Former Knaphill resident and author Dame Hilary Mantel dies... I am sad to report the death of Dame Hilary Mantel in Exeter, Devon, on Thursday, 22 September, writes Mal Foster.
Aged 70, she
was the acclaimed author of the Booker Prize-winning novel Wolf Hall
and its sequel, Bring Up the Bodies. The trilogy's final book, The Mirror
& The Light, was published in 2020 and became an instant Sunday Times
bestseller.
Mantel had strong Woking connections, living with her husband, Gerald McEwan, in a penthouse at Florence House, which was once part of Brookwood Hospital in Knaphill. Wolf Hall and Bring Up the Bodies were written during her ten years at the iconic residence.

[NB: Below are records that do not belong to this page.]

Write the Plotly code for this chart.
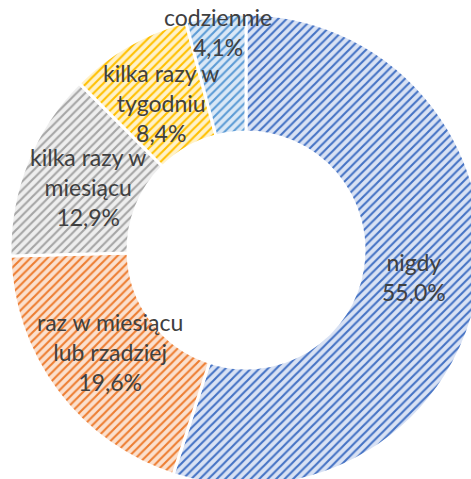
import math
import plotly.graph_objects as go

# ---- data ----
categories = ["nigdy", "raz w miesiącu<br>lub rzadziej", "kilka razy w<br>miesiącu",
              "kilka razy w<br>tygodniu", "codziennie"]
values = [55.0, 19.6, 12.9, 8.4, 4.1]
value_labels = ["55,0%", "19,6%", "12,9%", "8,4%", "4,1%"]

# ---- style ----
stripe_colors = ["#4472C4", "#ED7D31", "#A5A5A5", "#FFC000", "#5B9BD5"]
back_colors = ["#D9E2F4", "#FBE0CE", "#EEEEEE", "#FFF2C9", "#DAE8F6"]
text_color = "#404040"
font_family = "Lato"
font_size = 23

W, H = 482, 486
ML, MT, MR, MB = 10, 14, 0, 0
HOLE = 0.5
LABEL_R = 0.72        # fraction of outer radius for labels
SMALL_LABEL_R = 0.93  # for slices too thin to hold their label

fig = go.Figure(go.Pie(
    labels=categories,
    values=values,
    sort=False,
    direction="clockwise",
    rotation=0,
    hole=HOLE,
    textinfo="none",
    hoverinfo="label+percent",
    showlegend=False,
    marker=dict(
        colors=back_colors,
        line=dict(color="white", width=3),
        pattern=dict(shape="/", fgcolor=stripe_colors, bgcolor=back_colors,
                     size=6, solidity=0.35, fillmode="replace"),
    ),
    domain=dict(x=[0, 1], y=[0, 1]),
))

# label positions derived from the slice angles
plot_w = W - ML - MR
plot_h = H - MT - MB
R = min(plot_w, plot_h) / 2
cx, cy = plot_w / 2, plot_h / 2
total = sum(values)
cum = 0.0
annotations = []
for cat, v, vl in zip(categories, values, value_labels):
    frac = v / total
    mid = (cum + frac / 2) * 2 * math.pi
    cum += frac
    rr = R * (LABEL_R if frac >= 0.05 else SMALL_LABEL_R)
    px = cx + rr * math.sin(mid)
    py = cy - rr * math.cos(mid)
    annotations.append(dict(
        x=px / plot_w, y=1 - py / plot_h, xref="paper", yref="paper",
        text=f"{cat}<br>{vl}", showarrow=False,
        font=dict(family=font_family, size=font_size, color=text_color),
        xanchor="center", yanchor="middle", align="center",
    ))

fig.update_layout(
    width=W, height=H, autosize=False,
    margin=dict(l=ML, t=MT, r=MR, b=MB, pad=0),
    paper_bgcolor="white", plot_bgcolor="white",
    annotations=annotations,
)

fig.write_html(
    "out.html",
    config={"displayModeBar": False},
    post_script="document.body.style.margin='0';document.body.style.overflow='hidden';"
                "document.documentElement.style.overflow='hidden';",
)
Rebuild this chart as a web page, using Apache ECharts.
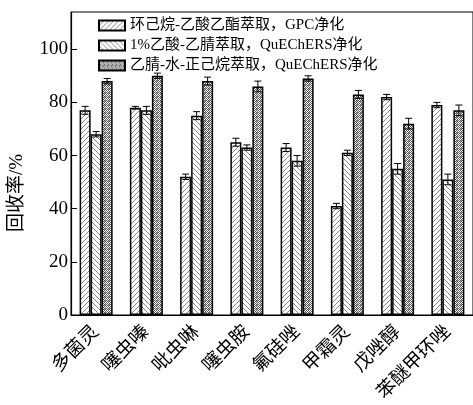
<!DOCTYPE html>
<html><head><meta charset="utf-8">
<script src="https://cdn.jsdelivr.net/npm/echarts@6/dist/echarts.min.js"></script>
<style>html,body{margin:0;padding:0;background:#fff}#c{width:473px;height:405px}</style>
</head><body><div id="c"></div>
<script>
var categories = ['多菌灵','噻虫嗪','吡虫啉','噻虫胺','氟硅唑','甲霜灵','戊唑醇','苯醚甲环唑'];
var seriesNames = ['环己烷-乙酸乙酯萃取，GPC净化','1%乙酸-乙腈萃取，QuEChERS净化','乙腈-水-正己烷萃取，QuEChERS净化'];
var valuesA = [77, 78, 52, 65, 63, 41, 82, 79];
var valuesB = [68, 77, 75, 63, 58, 61, 55, 51];
var valuesC = [88, 90, 88, 86, 89, 83, 72, 77];
var errA = [1.5, 0.5, 1, 1.5, 1.5, 1, 1, 1];
var errB = [1, 1.5, 1.5, 1, 2, 1, 2, 2];
var errC = [1, 1, 1.5, 2, 1, 1.5, 2, 2];
var yTicks = [0, 20, 40, 60, 80, 100];

function makePattern(kind){
  var c = document.createElement('canvas');
  var s = kind === 'cross' ? 4 : 5;
  c.width = s; c.height = s;
  var g = c.getContext('2d');
  g.fillStyle = '#fff'; g.fillRect(0,0,s,s);
  if (kind === 'cross') {
    g.fillStyle = '#5a5a5a';
    g.fillRect(0,0,1,1); g.fillRect(2,0,1,1); g.fillRect(1,1,1,1); g.fillRect(3,1,1,1);
    g.fillRect(0,2,1,1); g.fillRect(2,2,1,1); g.fillRect(1,3,1,1); g.fillRect(3,3,1,1);
    g.fillStyle = '#999';
    g.fillRect(1,0,1,1); g.fillRect(0,1,1,1);
  } else {
    g.strokeStyle = '#7a7a7a'; g.lineWidth = 0.9;
    g.beginPath();
    if (kind === 'fwd') {
      g.moveTo(-1, s+1); g.lineTo(s+1, -1);
      g.moveTo(-1, 1); g.lineTo(1, -1);
      g.moveTo(s-1, s+1); g.lineTo(s+1, s-1);
    } else {
      g.moveTo(-1, -1); g.lineTo(s+1, s+1);
      g.moveTo(s-1, -1); g.lineTo(s+1, 1);
      g.moveTo(-1, s-1); g.lineTo(1, s+1);
    }
    g.stroke();
  }
  return {image: c, repeat: 'repeat'};
}

var fontF = '"Liberation Serif", "Noto Sans CJK SC", serif';
var chart = echarts.init(document.getElementById('c'), null, {renderer: 'canvas'});

function barSeries(name, data, kind){
  return {
    name: name, type: 'bar', data: data, barWidth: 11, barGap: '0%',
    itemStyle: {color: makePattern(kind), borderColor: '#000', borderWidth: 1.5},
    emphasis: {disabled: true}, z: 2
  };
}
function errSeries(vals, errs, offset){
  var d = vals.map(function(v, i){ return [i, v, errs[i]]; });
  return {
    type: 'custom', data: d, z: 5, silent: true,
    encode: {x: 0, y: 1},
    renderItem: function(params, api){
      var i = api.value(0), v = api.value(1), e = api.value(2);
      var hi = api.coord([i, v + e]), lo = api.coord([i, v - e]);
      var x = hi[0] + offset, cw = 3.5;
      var st = {stroke: '#000', lineWidth: 1};
      return {type: 'group', children: [
        {type: 'line', shape: {x1: x, y1: hi[1], x2: x, y2: lo[1]}, style: st},
        {type: 'line', shape: {x1: x - cw, y1: hi[1], x2: x + cw, y2: hi[1]}, style: st},
        {type: 'line', shape: {x1: x - cw, y1: lo[1], x2: x + cw, y2: lo[1]}, style: st}
      ]};
    }
  };
}

chart.setOption({
  animation: false,
  backgroundColor: '#fff',
  grid: {left: 71, top: 12, width: 404, bottom: 90, show: true, borderColor: '#000', borderWidth: 1, backgroundColor: 'transparent'},
  legend: {
    data: seriesNames, orient: 'vertical', left: 93, top: 13, icon: 'rect',
    itemWidth: 26, itemHeight: 10, itemGap: 5,
    textStyle: {fontFamily: fontF, fontSize: 15, color: '#000', lineHeight: 15},
    selectedMode: false
  },
  xAxis: {
    type: 'category', data: categories,
    axisLine: {lineStyle: {color: '#000', width: 1.2}},
    axisTick: {alignWithLabel: true, length: 6, lineStyle: {color: '#000'}},
    axisLabel: {rotate: 45, interval: 0, fontFamily: fontF, fontSize: 19, color: '#000', margin: 14}
  },
  yAxis: {
    type: 'value', min: 0, max: 114, interval: 20,
    splitLine: {show: false},
    axisLine: {show: true, lineStyle: {color: '#000', width: 1.2}},
    axisTick: {show: true, inside: true, length: 6, lineStyle: {color: '#000'}},
    axisLabel: {fontFamily: fontF, fontSize: 19, color: '#000', margin: 3, showMaxLabel: false,
      formatter: function(v){ return yTicks.indexOf(v) >= 0 ? String(v) : ''; }}
  },
  graphic: [{
    type: 'text', x: 17, y: 193, rotation: Math.PI / 2,
    style: {text: '回收率/%', font: '19px ' + fontF, fill: '#000', align: 'center', verticalAlign: 'middle'}
  }],
  series: [
    barSeries(seriesNames[0], valuesA, 'fwd'),
    barSeries(seriesNames[1], valuesB, 'back'),
    barSeries(seriesNames[2], valuesC, 'cross'),
    errSeries(valuesA, errA, -11),
    errSeries(valuesB, errB, 0),
    errSeries(valuesC, errC, 11)
  ]
});
</script></body></html>
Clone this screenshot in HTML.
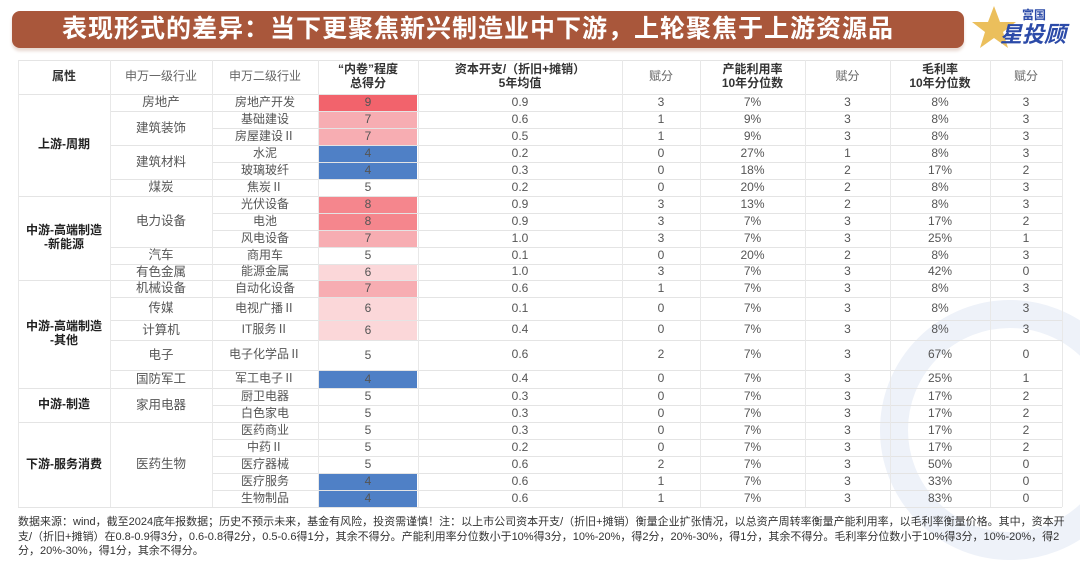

The couple later moved to Budleigh Salterton in Devon but would often return to the Woking area to visit friends when travelling to London and the home counties to appear at various functions and in the media.
Indeed, I last saw
Hilary with Gerald in January 2019, in Sainsbury’s, Knaphill, just before the Covid 19 outbreak whilst they were on one of those visits. In earlier days, I had
corresponded with Gerald, who had always taken an interest in our local
community.
In 2014, Hilary famously
brought about the attention of the police following the fictionalised account
of the murder of former prime minister Margaret Thatcher in 1983. The short
story entitled, The Assassination of Margaret Thatcher led Mantel to
respond to allies of Thatcher by saying, ‘Bringing in the police for an investigation was
beyond anything I could have planned or hoped for because it immediately
exposes them to ridicule.’ And it did!